In the Julia and Larry Pollock Focus Gallery, the CMA presents Sikander’s art, spanning time and medium, in relation to historical South Asian works from this museum’s collection that inspire her. The exhibition comprises a series of conversations between the present and the past that illuminate Sikander’s primary ideas and inquiries. The CMA’s version of Collective Behavior offers a narrative that the museum is uniquely suited to share: It carries forward in time the rich histories encompassed in the museum’s renowned South Asian collection and simultaneously situates contemporary artistic practice in relation to the global history that precedes it. Nearby in Cincinnati, CAM offers a comprehensive midcareer survey of Sikander’s work.
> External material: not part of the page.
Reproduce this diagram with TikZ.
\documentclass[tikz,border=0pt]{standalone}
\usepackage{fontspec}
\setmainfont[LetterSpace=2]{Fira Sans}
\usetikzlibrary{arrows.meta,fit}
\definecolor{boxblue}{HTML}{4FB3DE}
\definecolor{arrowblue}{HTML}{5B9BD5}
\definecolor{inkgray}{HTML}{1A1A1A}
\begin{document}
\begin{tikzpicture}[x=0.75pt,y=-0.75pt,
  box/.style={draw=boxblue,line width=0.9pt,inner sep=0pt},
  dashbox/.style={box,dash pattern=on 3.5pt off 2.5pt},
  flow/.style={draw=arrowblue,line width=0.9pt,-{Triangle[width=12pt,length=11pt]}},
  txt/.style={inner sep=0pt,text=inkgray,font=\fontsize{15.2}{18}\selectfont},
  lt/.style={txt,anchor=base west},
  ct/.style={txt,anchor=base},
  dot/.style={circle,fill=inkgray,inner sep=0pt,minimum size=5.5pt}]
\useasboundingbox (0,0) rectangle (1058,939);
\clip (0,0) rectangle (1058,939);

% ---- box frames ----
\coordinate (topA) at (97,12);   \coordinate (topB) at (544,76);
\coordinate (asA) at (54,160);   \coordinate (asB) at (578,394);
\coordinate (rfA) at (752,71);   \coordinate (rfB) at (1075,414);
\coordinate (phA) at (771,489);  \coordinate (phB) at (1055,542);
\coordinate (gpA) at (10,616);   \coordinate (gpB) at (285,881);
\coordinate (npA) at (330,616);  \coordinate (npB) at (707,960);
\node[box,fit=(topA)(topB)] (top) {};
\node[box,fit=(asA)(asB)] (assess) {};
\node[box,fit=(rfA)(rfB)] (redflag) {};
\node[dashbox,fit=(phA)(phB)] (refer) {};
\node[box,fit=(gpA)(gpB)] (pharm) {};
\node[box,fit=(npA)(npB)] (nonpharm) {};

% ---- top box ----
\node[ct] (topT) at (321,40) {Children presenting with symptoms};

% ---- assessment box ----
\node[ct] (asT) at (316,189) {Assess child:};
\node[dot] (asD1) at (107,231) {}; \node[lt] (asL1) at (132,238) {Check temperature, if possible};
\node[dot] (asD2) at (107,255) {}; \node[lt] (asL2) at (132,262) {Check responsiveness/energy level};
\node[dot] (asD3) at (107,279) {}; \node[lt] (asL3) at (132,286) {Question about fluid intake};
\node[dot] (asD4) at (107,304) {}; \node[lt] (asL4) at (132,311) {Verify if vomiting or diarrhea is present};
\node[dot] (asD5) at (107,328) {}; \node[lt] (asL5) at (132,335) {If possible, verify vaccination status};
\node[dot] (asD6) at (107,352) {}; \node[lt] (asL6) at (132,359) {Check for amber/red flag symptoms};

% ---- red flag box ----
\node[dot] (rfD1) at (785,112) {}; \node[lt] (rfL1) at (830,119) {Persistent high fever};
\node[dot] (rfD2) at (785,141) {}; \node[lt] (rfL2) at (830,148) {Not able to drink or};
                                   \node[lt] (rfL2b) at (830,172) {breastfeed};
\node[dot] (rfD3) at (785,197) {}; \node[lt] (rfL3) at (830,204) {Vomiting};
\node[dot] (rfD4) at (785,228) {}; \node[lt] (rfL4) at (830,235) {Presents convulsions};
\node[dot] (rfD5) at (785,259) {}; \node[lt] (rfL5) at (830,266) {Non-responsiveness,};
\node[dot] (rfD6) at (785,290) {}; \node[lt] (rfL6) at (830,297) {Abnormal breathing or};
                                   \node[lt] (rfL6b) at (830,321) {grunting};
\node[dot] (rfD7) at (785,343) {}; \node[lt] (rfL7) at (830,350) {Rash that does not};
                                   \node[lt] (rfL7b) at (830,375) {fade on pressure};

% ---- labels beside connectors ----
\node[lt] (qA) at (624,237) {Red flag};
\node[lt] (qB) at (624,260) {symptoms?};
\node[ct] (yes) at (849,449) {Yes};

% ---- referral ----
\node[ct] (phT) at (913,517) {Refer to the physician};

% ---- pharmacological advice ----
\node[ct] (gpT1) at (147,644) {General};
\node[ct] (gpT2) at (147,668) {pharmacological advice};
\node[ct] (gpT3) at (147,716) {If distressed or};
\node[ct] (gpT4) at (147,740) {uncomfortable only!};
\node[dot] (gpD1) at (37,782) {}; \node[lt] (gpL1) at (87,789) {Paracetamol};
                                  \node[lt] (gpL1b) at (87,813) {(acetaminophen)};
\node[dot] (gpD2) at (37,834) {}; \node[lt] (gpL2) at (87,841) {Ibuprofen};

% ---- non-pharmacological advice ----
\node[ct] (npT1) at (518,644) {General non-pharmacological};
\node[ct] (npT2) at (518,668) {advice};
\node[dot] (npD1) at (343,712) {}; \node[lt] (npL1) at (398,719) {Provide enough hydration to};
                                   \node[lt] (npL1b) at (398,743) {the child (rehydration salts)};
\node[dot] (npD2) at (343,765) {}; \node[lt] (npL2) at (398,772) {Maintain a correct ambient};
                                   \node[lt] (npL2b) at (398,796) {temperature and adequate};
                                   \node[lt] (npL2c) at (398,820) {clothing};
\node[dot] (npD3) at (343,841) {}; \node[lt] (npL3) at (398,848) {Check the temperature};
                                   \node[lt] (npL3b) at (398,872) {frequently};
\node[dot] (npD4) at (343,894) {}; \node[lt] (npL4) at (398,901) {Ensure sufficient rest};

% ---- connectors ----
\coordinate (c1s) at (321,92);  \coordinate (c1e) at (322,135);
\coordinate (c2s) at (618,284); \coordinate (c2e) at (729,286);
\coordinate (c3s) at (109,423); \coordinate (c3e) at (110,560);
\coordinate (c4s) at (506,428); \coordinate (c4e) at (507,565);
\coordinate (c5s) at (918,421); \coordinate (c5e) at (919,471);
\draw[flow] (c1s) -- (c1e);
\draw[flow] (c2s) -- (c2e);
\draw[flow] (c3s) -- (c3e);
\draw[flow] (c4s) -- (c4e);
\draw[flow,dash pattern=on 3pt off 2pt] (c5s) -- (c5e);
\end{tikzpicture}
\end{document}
Together, these three presentations—in Venice, Cleveland, and Cincinnati—offer a range of entry points into this important artist’s work. 

In Cleveland, Sikander’s mosaic Touchstone (2021) is in conversation with three paintings from the 1500s and 1600s in the CMA’s Indian collection. Touchstone’s central figure is based on Radha, a Hindu goddess, who has historically been depicted as Krishna’s preferred lover. In Sikander’s representation, however, Radha is shown independent of Krishna, her own divine status and multifaceted identity made visible. Touchstone’s figure holds a chalawa (Punjabi for a shape-shifting ghost). As Sikander explains, the chalawa is “somebody who is so swift and transient, you can’t pin down who they are. I am identifying with the chalawa, resisting the routinely confronted categories: ‘Are you Muslim, Pakistani, artist, painter, Asian, Asian American, or what?’” 

Nur Jahan holding a portrait of Emperor Jahangi, c. 1627. Attributed to Bishandas (Indian, active c. 1610–40). Gum tempera and gold on paper; 30 x 22.1 cm. Gift in honor of Madeline Neves Clapp; Gift of Mrs. Henry White Cannon by exchange; Bequest of Louise T. Cooper; Leonard C. Hanna Jr. Fund; From the Catherine and Ralph Benkaim Collection, 2013.325

 

In Nur Jahan holding a portrait of Emperor Jahangir (c. 1627), the painting’s eponymous female protagonist similarly assumes agency in the work’s narrative. Identified as the favorite wife of Mughal emperor Jahangir (reigned 1605–27), Nur Jahan holds a formal portrait of her recently deceased husband. She handled most of the affairs of state and had hoped to remain in power after Jahangir’s death. However, she lost the throne to her stepson. Like the ghost in Sikander’s Touchstone, imperial power slips away. Upon studying this historical Indian work, Sikander noted a disparity between the physical presence and strength of Nur Jahan and the diminished stature of Jahangir, who is reduced to an image. 

Ode to Venice, 2024. Shahzia Sikander. Intaglio and relief print; 78.1 x 52.7 cm. Collection of Rebecca and Irad Carmi, Cleveland, Ohio. © Shahzia Sikander, courtesy of the artist and Sean Kelly, New York /  Los Angeles


In 2024, Sikander created one of the most recent works in the show, Ode to Venice (2024), while she was developing Collective Behavior’s debut presentation. The work depicts a woman-led regatta arriving along the Venetian canals. Its composition and imagery are inspired by two Indian paintings from the 1700s in the collections of the CMA and CAM, respectively. On the occasion of Collective Behavior’s presentation in Cleveland, the three works are displayed together, emphasizing this unique collaborative project. 

All three iterations of Collective Behavior are documented in a richly illustrated catalogue featuring scholarly and poetic responses to Sikander’s work.